Retype the data exactly, from its first line to the line containing "60974-1 • EN", including both, and skip any picture.
-- BEGIN --
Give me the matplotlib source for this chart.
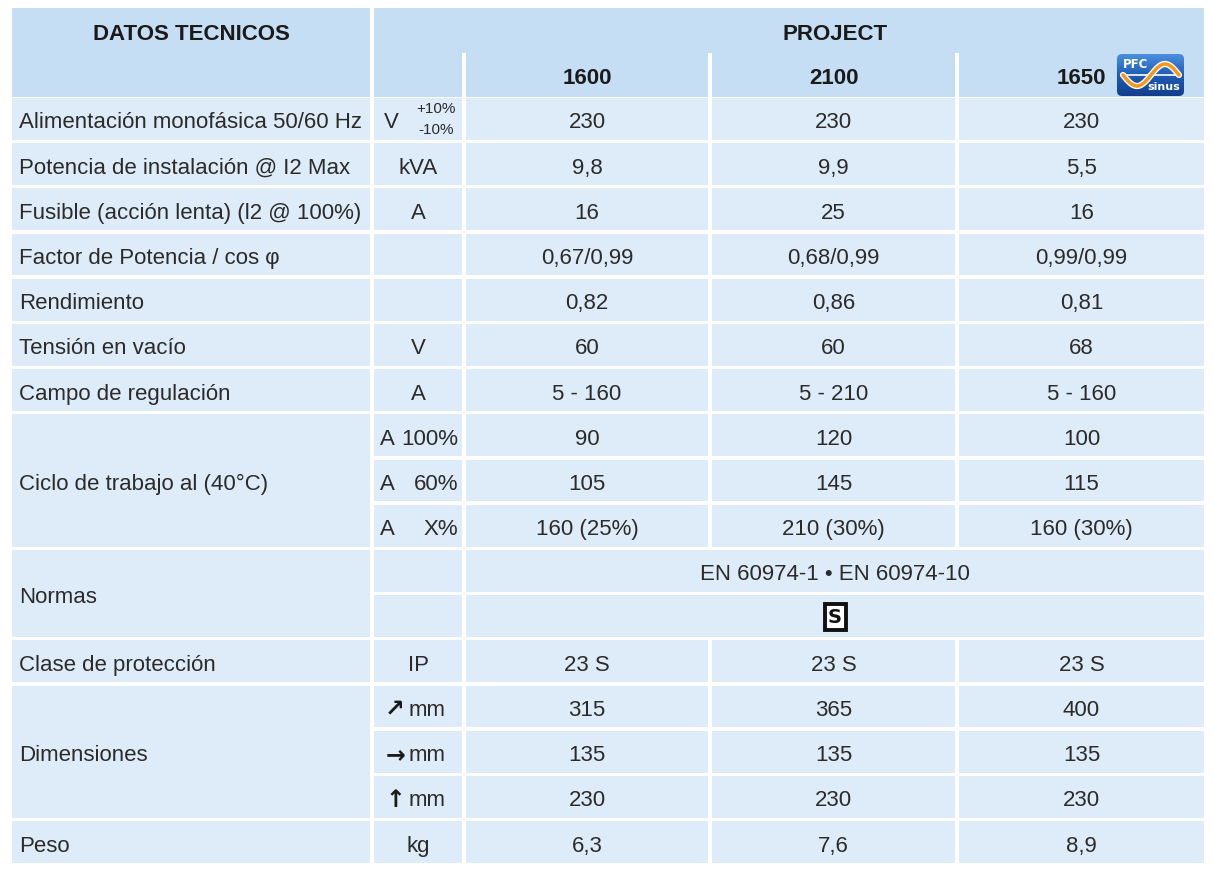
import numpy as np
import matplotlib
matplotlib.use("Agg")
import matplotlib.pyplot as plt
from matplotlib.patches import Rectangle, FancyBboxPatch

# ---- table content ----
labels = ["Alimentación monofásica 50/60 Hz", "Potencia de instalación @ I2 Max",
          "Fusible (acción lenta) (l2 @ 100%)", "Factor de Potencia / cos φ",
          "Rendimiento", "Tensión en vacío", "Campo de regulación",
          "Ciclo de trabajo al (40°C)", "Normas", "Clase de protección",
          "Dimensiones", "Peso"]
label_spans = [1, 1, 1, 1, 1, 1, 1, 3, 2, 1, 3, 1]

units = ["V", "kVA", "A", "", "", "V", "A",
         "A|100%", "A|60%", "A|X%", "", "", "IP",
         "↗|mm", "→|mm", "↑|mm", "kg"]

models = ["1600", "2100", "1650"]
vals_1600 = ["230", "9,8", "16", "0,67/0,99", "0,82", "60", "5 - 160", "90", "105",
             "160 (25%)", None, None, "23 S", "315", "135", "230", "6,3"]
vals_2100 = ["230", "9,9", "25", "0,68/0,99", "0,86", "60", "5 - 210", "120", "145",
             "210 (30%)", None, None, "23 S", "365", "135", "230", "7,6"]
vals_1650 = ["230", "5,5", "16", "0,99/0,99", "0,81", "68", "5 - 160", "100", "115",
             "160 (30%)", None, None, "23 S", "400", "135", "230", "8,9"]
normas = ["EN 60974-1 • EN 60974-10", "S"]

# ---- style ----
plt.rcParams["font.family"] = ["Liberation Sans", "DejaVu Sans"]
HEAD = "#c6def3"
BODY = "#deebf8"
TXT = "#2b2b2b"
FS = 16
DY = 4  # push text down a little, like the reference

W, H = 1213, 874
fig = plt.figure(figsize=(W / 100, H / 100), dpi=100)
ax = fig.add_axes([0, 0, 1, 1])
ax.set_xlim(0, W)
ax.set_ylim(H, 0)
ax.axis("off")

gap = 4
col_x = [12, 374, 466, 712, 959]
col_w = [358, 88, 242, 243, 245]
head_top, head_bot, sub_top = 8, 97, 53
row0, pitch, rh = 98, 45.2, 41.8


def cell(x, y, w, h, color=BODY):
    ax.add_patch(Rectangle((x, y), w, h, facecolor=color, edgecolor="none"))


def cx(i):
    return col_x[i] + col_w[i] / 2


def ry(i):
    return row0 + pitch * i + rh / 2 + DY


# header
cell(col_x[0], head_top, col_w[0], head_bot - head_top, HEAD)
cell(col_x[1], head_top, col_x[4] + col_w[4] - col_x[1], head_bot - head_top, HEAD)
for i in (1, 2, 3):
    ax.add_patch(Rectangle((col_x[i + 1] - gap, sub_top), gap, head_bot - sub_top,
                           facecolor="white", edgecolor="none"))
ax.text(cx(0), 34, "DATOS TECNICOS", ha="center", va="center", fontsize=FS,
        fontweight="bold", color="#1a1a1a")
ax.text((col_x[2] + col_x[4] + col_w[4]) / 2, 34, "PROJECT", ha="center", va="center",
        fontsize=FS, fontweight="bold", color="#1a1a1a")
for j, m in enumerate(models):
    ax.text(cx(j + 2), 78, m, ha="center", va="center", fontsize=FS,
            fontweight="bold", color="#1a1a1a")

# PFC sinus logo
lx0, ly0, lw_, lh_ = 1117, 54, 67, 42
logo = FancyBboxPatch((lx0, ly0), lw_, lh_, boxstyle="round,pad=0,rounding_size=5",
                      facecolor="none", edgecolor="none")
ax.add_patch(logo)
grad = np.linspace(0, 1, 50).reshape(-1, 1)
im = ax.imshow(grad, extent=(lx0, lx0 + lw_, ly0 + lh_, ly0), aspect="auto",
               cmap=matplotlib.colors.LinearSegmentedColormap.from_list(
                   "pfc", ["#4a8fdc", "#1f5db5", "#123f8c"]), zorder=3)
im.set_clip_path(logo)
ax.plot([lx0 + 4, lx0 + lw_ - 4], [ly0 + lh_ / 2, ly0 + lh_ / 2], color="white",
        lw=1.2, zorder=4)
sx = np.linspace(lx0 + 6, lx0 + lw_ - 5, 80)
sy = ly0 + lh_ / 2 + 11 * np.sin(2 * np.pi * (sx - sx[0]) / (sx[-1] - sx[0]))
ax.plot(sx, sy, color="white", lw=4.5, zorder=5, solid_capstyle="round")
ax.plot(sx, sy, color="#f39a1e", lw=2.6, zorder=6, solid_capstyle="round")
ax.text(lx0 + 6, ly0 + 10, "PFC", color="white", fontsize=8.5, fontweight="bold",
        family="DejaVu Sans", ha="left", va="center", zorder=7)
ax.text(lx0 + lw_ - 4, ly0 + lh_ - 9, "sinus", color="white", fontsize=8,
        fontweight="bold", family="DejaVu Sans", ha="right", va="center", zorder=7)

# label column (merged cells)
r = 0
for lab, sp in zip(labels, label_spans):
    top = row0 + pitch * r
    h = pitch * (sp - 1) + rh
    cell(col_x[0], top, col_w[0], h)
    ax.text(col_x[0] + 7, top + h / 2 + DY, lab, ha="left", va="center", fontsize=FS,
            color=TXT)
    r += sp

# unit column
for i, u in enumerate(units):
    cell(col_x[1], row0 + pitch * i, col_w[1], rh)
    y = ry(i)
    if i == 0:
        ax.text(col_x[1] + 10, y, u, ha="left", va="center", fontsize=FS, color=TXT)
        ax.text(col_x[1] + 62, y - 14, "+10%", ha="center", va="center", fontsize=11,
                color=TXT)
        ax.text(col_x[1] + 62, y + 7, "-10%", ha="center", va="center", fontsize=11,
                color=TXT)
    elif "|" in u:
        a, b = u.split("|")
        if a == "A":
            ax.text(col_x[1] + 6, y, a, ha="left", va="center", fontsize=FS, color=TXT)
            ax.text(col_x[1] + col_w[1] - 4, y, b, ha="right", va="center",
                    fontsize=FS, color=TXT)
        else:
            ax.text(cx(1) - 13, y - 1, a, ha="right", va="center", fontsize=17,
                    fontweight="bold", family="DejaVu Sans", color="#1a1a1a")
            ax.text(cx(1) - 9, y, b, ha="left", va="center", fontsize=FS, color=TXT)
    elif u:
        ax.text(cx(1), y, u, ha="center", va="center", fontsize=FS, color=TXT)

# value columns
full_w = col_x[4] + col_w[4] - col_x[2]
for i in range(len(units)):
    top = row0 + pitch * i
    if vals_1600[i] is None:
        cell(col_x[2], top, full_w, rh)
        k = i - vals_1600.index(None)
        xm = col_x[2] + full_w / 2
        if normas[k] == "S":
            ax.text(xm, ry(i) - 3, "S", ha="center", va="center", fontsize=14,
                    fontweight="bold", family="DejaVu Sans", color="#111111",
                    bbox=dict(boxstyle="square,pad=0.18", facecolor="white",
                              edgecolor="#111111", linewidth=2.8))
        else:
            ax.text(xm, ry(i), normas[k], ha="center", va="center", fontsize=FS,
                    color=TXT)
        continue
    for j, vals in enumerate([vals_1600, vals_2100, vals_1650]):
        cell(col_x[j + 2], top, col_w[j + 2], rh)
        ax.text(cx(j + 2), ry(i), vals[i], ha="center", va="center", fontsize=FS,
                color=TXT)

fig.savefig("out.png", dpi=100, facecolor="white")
-- END --
* [Response]:
Give me the matplotlib source for this chart.
import numpy as np
import matplotlib
matplotlib.use("Agg")
import matplotlib.pyplot as plt
from matplotlib.patches import Rectangle, FancyBboxPatch

# ---- table content ----
labels = ["Alimentación monofásica 50/60 Hz", "Potencia de instalación @ I2 Max",
          "Fusible (acción lenta) (l2 @ 100%)", "Factor de Potencia / cos φ",
          "Rendimiento", "Tensión en vacío", "Campo de regulación",
          "Ciclo de trabajo al (40°C)", "Normas", "Clase de protección",
          "Dimensiones", "Peso"]
label_spans = [1, 1, 1, 1, 1, 1, 1, 3, 2, 1, 3, 1]

units = ["V", "kVA", "A", "", "", "V", "A",
         "A|100%", "A|60%", "A|X%", "", "", "IP",
         "↗|mm", "→|mm", "↑|mm", "kg"]

models = ["1600", "2100", "1650"]
vals_1600 = ["230", "9,8", "16", "0,67/0,99", "0,82", "60", "5 - 160", "90", "105",
             "160 (25%)", None, None, "23 S", "315", "135", "230", "6,3"]
vals_2100 = ["230", "9,9", "25", "0,68/0,99", "0,86", "60", "5 - 210", "120", "145",
             "210 (30%)", None, None, "23 S", "365", "135", "230", "7,6"]
vals_1650 = ["230", "5,5", "16", "0,99/0,99", "0,81", "68", "5 - 160", "100", "115",
             "160 (30%)", None, None, "23 S", "400", "135", "230", "8,9"]
normas = ["EN 60974-1 • EN 60974-10", "S"]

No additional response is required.